[Aim]:
All of the lines below are to be transcribed faithfully, with pictures excluded from the copy.

[Raw data]:
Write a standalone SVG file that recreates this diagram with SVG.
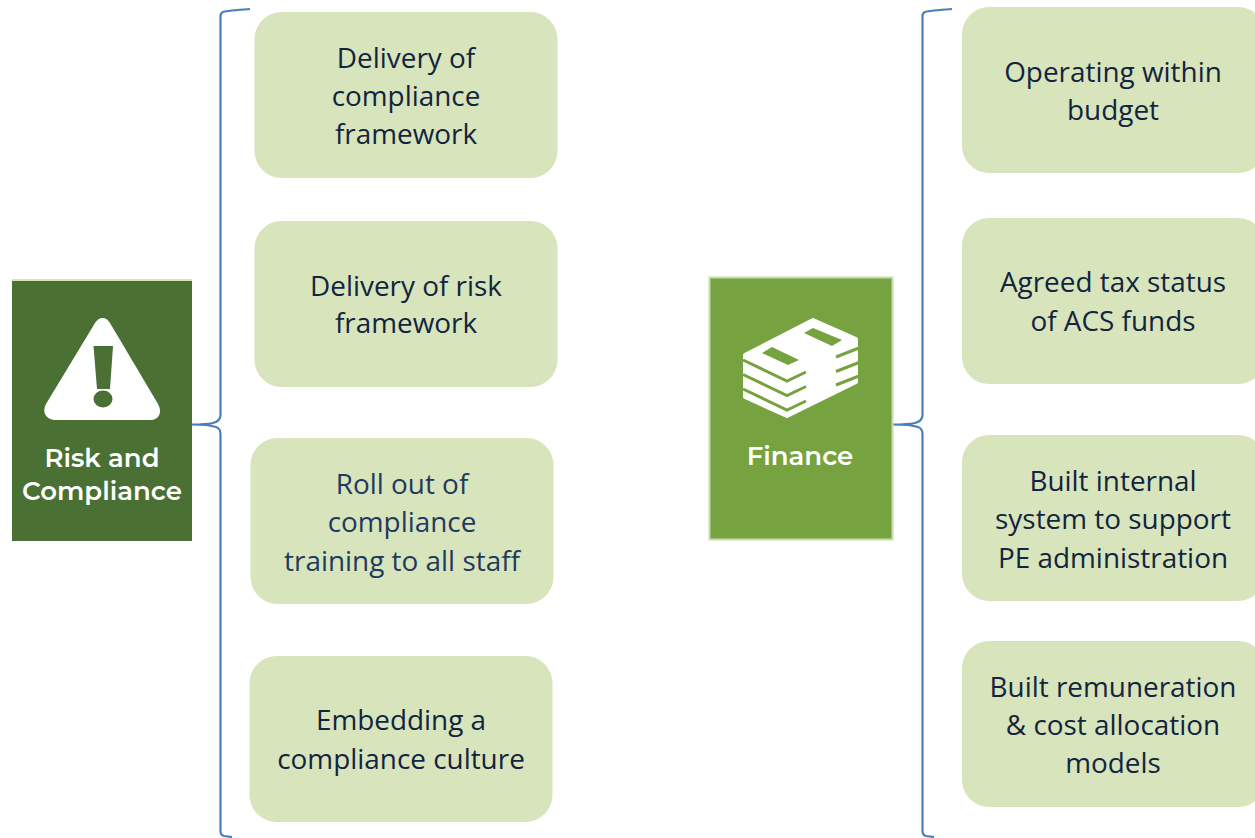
<svg xmlns="http://www.w3.org/2000/svg" width="1255" height="838" viewBox="0 0 1255 838">
<style>
.box{fill:#d8e4bc}
.t{font-family:"Open Sans","Noto Sans","DejaVu Sans",sans-serif;font-size:27.9px;fill:#12243f;text-anchor:middle}
.t2{fill:#1f3a5f}
.b{fill:none;stroke:#4a7ebb;stroke-width:2.200}
.h{font-family:Montserrat,"Open Sans",Lato,sans-serif;font-weight:600;font-size:26px;fill:#fff;text-anchor:middle}
.ic{fill:#fff}
.gap{fill:none;stroke:#76a33f;stroke-width:3}
</style>
<rect width="1255" height="838" fill="#fff"/>
<g id="connectors">
<path class="b" d="M250 9C236 10 226 11 223 12Q220.500 13 220.500 16V415Q220.500 421 213 423Q206 424.500 192 424.500C206 424.500 213 426 216 427Q220.500 428.500 220.500 434V831Q220.500 835 224 836L232 837"/>
<path class="b" d="M952 9C938 10 928 11 925 12Q922.500 13 922.500 16V415Q922.500 421 915 423Q908 424.500 893 424.500C908 424.500 915 426 918 427Q922.500 428.500 922.500 434V831Q922.500 835 926 836L934 837"/>
</g>
<g id="risk-header">
<rect x="12" y="279" width="180" height="262" fill="#4a7034"/>
<rect x="12" y="279" width="180" height="2" fill="#d8e4bc"/>
<path class="ic" d="M103 318C99 318 97 320 95 323L46 404C42 411 45 419 54 420H152C160 419 162 411 158 404L110 323C108 320 106 318 103 318Z"/>
<path d="M93.500 346H113L110 389H97Z" fill="#4a7034"/>
<ellipse cx="103" cy="399" rx="9.500" ry="8.500" fill="#4a7034"/>
<text class="h" x="102" y="467">Risk and</text>
<text class="h" x="102" y="500">Compliance</text>
</g>
<g id="finance-header">
<rect x="709.500" y="277.500" width="183" height="262" fill="#76a33f" stroke="#c9dcae" stroke-width="2"/>
<path class="ic" stroke="#fff" stroke-width="4" stroke-linejoin="round" d="M813 320L856 339V382L787 416L745 397V355Z"/>
<path class="gap" d="M743 360L787 381L806 372M743 374.500L787 395.500L806 386.500M743 389L787 410L806 401M836 357L859 348M836 371.500L859 362.500M836 385L859 376"/>
<path d="M813 328L842 340L832 346L804 333ZM772 347L799 360L788 365L762 353Z" fill="#76a33f"/>
<text class="h" x="800" y="465">Finance</text>
</g>
<g id="n1"><rect class="box" x="254.500" y="12" width="303" height="166" rx="27"/><text class="t" x="406" y="68">Delivery of</text><text class="t" x="406" y="106">compliance</text><text class="t" x="406" y="144">framework</text></g>
<g id="n2"><rect class="box" x="254.500" y="221" width="303" height="166" rx="27"/><text class="t" x="406" y="296">Delivery of risk</text><text class="t" x="406" y="333">framework</text></g>
<g id="n3"><rect class="box" x="250.500" y="438" width="303" height="166" rx="27"/><text class="t t2" x="402" y="494">Roll out of</text><text class="t t2" x="402" y="532">compliance</text><text class="t t2" x="402" y="571">training to all staff</text></g>
<g id="n4"><rect class="box" x="249.500" y="656" width="303" height="166" rx="27"/><text class="t" x="401" y="730">Embedding a</text><text class="t" x="401" y="769">compliance culture</text></g>
<g id="n5"><rect class="box" x="962" y="7" width="303" height="166" rx="27"/><text class="t" x="1113" y="82">Operating within</text><text class="t" x="1113" y="120">budget</text></g>
<g id="n6"><rect class="box" x="962" y="218" width="303" height="166" rx="27"/><text class="t" x="1113" y="292">Agreed tax status</text><text class="t" x="1113" y="331">of ACS funds</text></g>
<g id="n7"><rect class="box" x="962" y="435" width="303" height="166" rx="27"/><text class="t" x="1113" y="491">Built internal</text><text class="t" x="1113" y="529">system to support</text><text class="t" x="1113" y="568">PE administration</text></g>
<g id="n8"><rect class="box" x="962" y="641" width="303" height="166" rx="27"/><text class="t" x="1113" y="697">Built remuneration</text><text class="t" x="1113" y="735">&amp; cost allocation</text><text class="t" x="1113" y="773">models</text></g>
</svg>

[Completed task]:
Write a standalone SVG file that recreates this diagram with SVG.
<svg xmlns="http://www.w3.org/2000/svg" width="1255" height="838" viewBox="0 0 1255 838">
<style>
.box{fill:#d8e4bc}
.t{font-family:"Open Sans","Noto Sans","DejaVu Sans",sans-serif;font-size:27.9px;fill:#12243f;text-anchor:middle}
.t2{fill:#1f3a5f}
.b{fill:none;stroke:#4a7ebb;stroke-width:2.200}
.h{font-family:Montserrat,"Open Sans",Lato,sans-serif;font-weight:600;font-size:26px;fill:#fff;text-anchor:middle}
.ic{fill:#fff}
.gap{fill:none;stroke:#76a33f;stroke-width:3}
</style>
<rect width="1255" height="838" fill="#fff"/>
<g id="connectors">
<path class="b" d="M250 9C236 10 226 11 223 12Q220.500 13 220.500 16V415Q220.500 421 213 423Q206 424.500 192 424.500C206 424.500 213 426 216 427Q220.500 428.500 220.500 434V831Q220.500 835 224 836L232 837"/>
<path class="b" d="M952 9C938 10 928 11 925 12Q922.500 13 922.500 16V415Q922.500 421 915 423Q908 424.500 893 424.500C908 424.500 915 426 918 427Q922.500 428.500 922.500 434V831Q922.500 835 926 836L934 837"/>
</g>
<g id="risk-header">
<rect x="12" y="279" width="180" height="262" fill="#4a7034"/>
<rect x="12" y="279" width="180" height="2" fill="#d8e4bc"/>
<path class="ic" d="M103 318C99 318 97 320 95 323L46 404C42 411 45 419 54 420H152C160 419 162 411 158 404L110 323C108 320 106 318 103 318Z"/>
<path d="M93.500 346H113L110 389H97Z" fill="#4a7034"/>
<ellipse cx="103" cy="399" rx="9.500" ry="8.500" fill="#4a7034"/>
<text class="h" x="102" y="467">Risk and</text>
<text class="h" x="102" y="500">Compliance</text>
</g>
<g id="finance-header">
<rect x="709.500" y="277.500" width="183" height="262" fill="#76a33f" stroke="#c9dcae" stroke-width="2"/>
<path class="ic" stroke="#fff" stroke-width="4" stroke-linejoin="round" d="M813 320L856 339V382L787 416L745 397V355Z"/>
<path class="gap" d="M743 360L787 381L806 372M743 374.500L787 395.500L806 386.500M743 389L787 410L806 401M836 357L859 348M836 371.500L859 362.500M836 385L859 376"/>
<path d="M813 328L842 340L832 346L804 333ZM772 347L799 360L788 365L762 353Z" fill="#76a33f"/>
<text class="h" x="800" y="465">Finance</text>
</g>
<g id="n1"><rect class="box" x="254.500" y="12" width="303" height="166" rx="27"/><text class="t" x="406" y="68">Delivery of</text><text class="t" x="406" y="106">compliance</text><text class="t" x="406" y="144">framework</text></g>
<g id="n2"><rect class="box" x="254.500" y="221" width="303" height="166" rx="27"/><text class="t" x="406" y="296">Delivery of risk</text><text class="t" x="406" y="333">framework</text></g>
<g id="n3"><rect class="box" x="250.500" y="438" width="303" height="166" rx="27"/><text class="t t2" x="402" y="494">Roll out of</text><text class="t t2" x="402" y="532">compliance</text><text class="t t2" x="402" y="571">training to all staff</text></g>
<g id="n4"><rect class="box" x="249.500" y="656" width="303" height="166" rx="27"/><text class="t" x="401" y="730">Embedding a</text><text class="t" x="401" y="769">compliance culture</text></g>
<g id="n5"><rect class="box" x="962" y="7" width="303" height="166" rx="27"/><text class="t" x="1113" y="82">Operating within</text><text class="t" x="1113" y="120">budget</text></g>
<g id="n6"><rect class="box" x="962" y="218" width="303" height="166" rx="27"/><text class="t" x="1113" y="292">Agreed tax status</text><text class="t" x="1113" y="331">of ACS funds</text></g>
<g id="n7"><rect class="box" x="962" y="435" width="303" height="166" rx="27"/><text class="t" x="1113" y="491">Built internal</text><text class="t" x="1113" y="529">system to support</text><text class="t" x="1113" y="568">PE administration</text></g>
<g id="n8"><rect class="box" x="962" y="641" width="303" height="166" rx="27"/><text class="t" x="1113" y="697">Built remuneration</text><text class="t" x="1113" y="735">&amp; cost allocation</text><text class="t" x="1113" y="773">models</text></g>
</svg>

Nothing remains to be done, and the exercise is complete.